All of the data should be repeated exactly; pictures are not part of the copy.

-- begin Dataset section --

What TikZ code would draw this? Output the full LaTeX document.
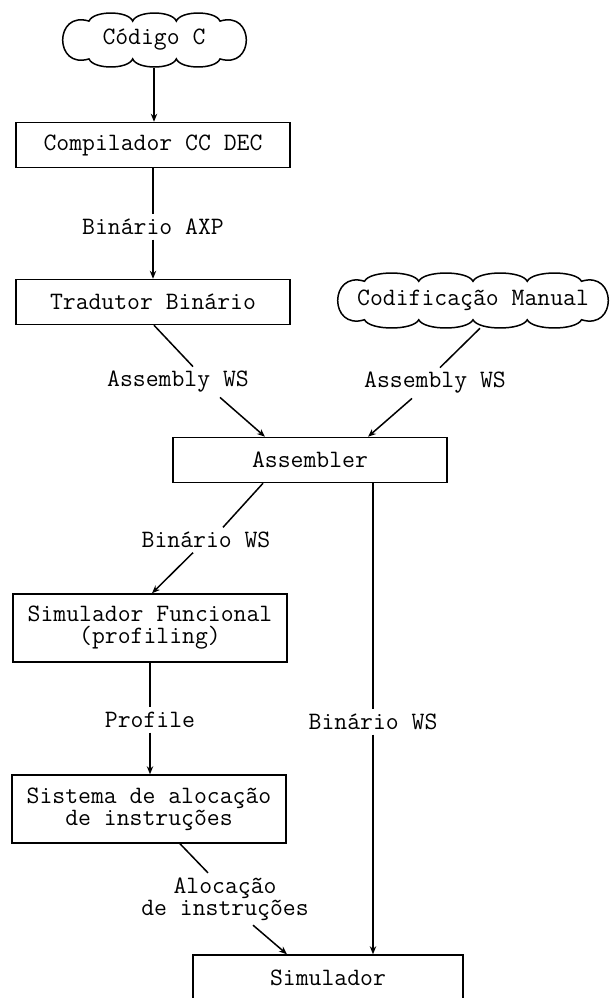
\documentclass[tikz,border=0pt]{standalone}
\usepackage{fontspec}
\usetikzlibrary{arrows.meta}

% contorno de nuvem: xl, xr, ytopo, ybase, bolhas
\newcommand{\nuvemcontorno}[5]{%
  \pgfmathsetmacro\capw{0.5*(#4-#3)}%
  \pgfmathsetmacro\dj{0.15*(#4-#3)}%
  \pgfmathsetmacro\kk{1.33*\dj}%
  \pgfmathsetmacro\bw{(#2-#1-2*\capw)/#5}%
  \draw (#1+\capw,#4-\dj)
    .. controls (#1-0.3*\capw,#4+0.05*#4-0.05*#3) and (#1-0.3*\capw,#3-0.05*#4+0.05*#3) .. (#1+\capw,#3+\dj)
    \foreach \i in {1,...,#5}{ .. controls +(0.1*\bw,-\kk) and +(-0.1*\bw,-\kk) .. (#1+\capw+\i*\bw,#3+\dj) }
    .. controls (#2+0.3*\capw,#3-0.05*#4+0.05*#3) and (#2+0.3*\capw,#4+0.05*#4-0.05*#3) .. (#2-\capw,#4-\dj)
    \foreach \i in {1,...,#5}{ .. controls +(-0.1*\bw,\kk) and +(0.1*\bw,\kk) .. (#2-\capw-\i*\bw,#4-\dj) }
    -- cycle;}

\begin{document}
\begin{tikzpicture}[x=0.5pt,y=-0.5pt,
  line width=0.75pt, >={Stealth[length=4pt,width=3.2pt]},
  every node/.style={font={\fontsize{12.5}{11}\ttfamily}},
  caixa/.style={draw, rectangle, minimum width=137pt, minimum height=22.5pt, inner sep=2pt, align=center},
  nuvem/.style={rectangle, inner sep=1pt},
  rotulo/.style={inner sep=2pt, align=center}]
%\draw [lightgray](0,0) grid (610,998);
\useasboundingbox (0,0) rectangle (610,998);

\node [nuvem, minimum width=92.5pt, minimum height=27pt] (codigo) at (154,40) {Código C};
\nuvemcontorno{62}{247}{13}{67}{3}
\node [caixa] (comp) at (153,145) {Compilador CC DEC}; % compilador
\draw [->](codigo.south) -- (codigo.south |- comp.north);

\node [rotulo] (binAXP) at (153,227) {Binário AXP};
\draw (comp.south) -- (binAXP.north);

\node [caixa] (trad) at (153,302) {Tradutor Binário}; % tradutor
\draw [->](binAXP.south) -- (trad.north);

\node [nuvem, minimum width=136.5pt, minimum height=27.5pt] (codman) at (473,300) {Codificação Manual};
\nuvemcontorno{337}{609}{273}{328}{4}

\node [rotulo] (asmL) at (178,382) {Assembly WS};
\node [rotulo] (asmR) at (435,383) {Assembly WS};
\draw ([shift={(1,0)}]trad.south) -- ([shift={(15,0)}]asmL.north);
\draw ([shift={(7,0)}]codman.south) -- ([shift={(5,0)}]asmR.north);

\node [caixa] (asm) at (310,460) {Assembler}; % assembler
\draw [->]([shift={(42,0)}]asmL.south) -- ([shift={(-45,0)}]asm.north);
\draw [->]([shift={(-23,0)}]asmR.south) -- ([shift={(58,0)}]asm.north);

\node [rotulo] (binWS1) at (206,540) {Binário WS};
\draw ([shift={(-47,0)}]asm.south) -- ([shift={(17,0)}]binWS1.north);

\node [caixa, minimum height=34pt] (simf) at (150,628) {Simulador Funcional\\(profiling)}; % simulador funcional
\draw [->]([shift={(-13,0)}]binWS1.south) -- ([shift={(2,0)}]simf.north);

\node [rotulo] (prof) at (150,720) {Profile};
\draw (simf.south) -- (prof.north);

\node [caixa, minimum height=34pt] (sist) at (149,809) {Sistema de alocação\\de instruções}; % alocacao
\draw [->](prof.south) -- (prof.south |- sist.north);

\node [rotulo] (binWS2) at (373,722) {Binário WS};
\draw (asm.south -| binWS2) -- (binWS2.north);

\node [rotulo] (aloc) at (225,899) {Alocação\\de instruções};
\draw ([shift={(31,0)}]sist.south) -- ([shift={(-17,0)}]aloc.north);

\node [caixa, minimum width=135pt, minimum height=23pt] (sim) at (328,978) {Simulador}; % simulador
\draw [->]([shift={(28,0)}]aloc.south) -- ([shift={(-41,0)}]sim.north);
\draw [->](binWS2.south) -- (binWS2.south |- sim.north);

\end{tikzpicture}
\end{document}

-- end Dataset section --

Reply:
What TikZ code would draw this? Output the full LaTeX document.
\documentclass[tikz,border=0pt]{standalone}
\usepackage{fontspec}
\usetikzlibrary{arrows.meta}

% contorno de nuvem: xl, xr, ytopo, ybase, bolhas
\newcommand{\nuvemcontorno}[5]{%
  \pgfmathsetmacro\capw{0.5*(#4-#3)}%
  \pgfmathsetmacro\dj{0.15*(#4-#3)}%
  \pgfmathsetmacro\kk{1.33*\dj}%
  \pgfmathsetmacro\bw{(#2-#1-2*\capw)/#5}%
  \draw (#1+\capw,#4-\dj)
    .. controls (#1-0.3*\capw,#4+0.05*#4-0.05*#3) and (#1-0.3*\capw,#3-0.05*#4+0.05*#3) .. (#1+\capw,#3+\dj)
    \foreach \i in {1,...,#5}{ .. controls +(0.1*\bw,-\kk) and +(-0.1*\bw,-\kk) .. (#1+\capw+\i*\bw,#3+\dj) }
    .. controls (#2+0.3*\capw,#3-0.05*#4+0.05*#3) and (#2+0.3*\capw,#4+0.05*#4-0.05*#3) .. (#2-\capw,#4-\dj)
    \foreach \i in {1,...,#5}{ .. controls +(-0.1*\bw,\kk) and +(0.1*\bw,\kk) .. (#2-\capw-\i*\bw,#4-\dj) }
    -- cycle;}

\begin{document}
\begin{tikzpicture}[x=0.5pt,y=-0.5pt,
  line width=0.75pt, >={Stealth[length=4pt,width=3.2pt]},
  every node/.style={font={\fontsize{12.5}{11}\ttfamily}},
  caixa/.style={draw, rectangle, minimum width=137pt, minimum height=22.5pt, inner sep=2pt, align=center},
  nuvem/.style={rectangle, inner sep=1pt},
  rotulo/.style={inner sep=2pt, align=center}]
%\draw [lightgray](0,0) grid (610,998);
\useasboundingbox (0,0) rectangle (610,998);

\node [nuvem, minimum width=92.5pt, minimum height=27pt] (codigo) at (154,40) {Código C};
\nuvemcontorno{62}{247}{13}{67}{3}
\node [caixa] (comp) at (153,145) {Compilador CC DEC}; % compilador
\draw [->](codigo.south) -- (codigo.south |- comp.north);

\node [rotulo] (binAXP) at (153,227) {Binário AXP};
\draw (comp.south) -- (binAXP.north);

\node [caixa] (trad) at (153,302) {Tradutor Binário}; % tradutor
\draw [->](binAXP.south) -- (trad.north);

\node [nuvem, minimum width=136.5pt, minimum height=27.5pt] (codman) at (473,300) {Codificação Manual};
\nuvemcontorno{337}{609}{273}{328}{4}

\node [rotulo] (asmL) at (178,382) {Assembly WS};
\node [rotulo] (asmR) at (435,383) {Assembly WS};
\draw ([shift={(1,0)}]trad.south) -- ([shift={(15,0)}]asmL.north);
\draw ([shift={(7,0)}]codman.south) -- ([shift={(5,0)}]asmR.north);

\node [caixa] (asm) at (310,460) {Assembler}; % assembler
\draw [->]([shift={(42,0)}]asmL.south) -- ([shift={(-45,0)}]asm.north);
\draw [->]([shift={(-23,0)}]asmR.south) -- ([shift={(58,0)}]asm.north);

\node [rotulo] (binWS1) at (206,540) {Binário WS};
\draw ([shift={(-47,0)}]asm.south) -- ([shift={(17,0)}]binWS1.north);

\node [caixa, minimum height=34pt] (simf) at (150,628) {Simulador Funcional\\(profiling)}; % simulador funcional
\draw [->]([shift={(-13,0)}]binWS1.south) -- ([shift={(2,0)}]simf.north);

\node [rotulo] (prof) at (150,720) {Profile};
\draw (simf.south) -- (prof.north);

\node [caixa, minimum height=34pt] (sist) at (149,809) {Sistema de alocação\\de instruções}; % alocacao
\draw [->](prof.south) -- (prof.south |- sist.north);

\node [rotulo] (binWS2) at (373,722) {Binário WS};
\draw (asm.south -| binWS2) -- (binWS2.north);

\node [rotulo] (aloc) at (225,899) {Alocação\\de instruções};
\draw ([shift={(31,0)}]sist.south) -- ([shift={(-17,0)}]aloc.north);

\node [caixa, minimum width=135pt, minimum height=23pt] (sim) at (328,978) {Simulador}; % simulador
\draw [->]([shift={(28,0)}]aloc.south) -- ([shift={(-41,0)}]sim.north);
\draw [->](binWS2.south) -- (binWS2.south |- sim.north);

\end{tikzpicture}
\end{document}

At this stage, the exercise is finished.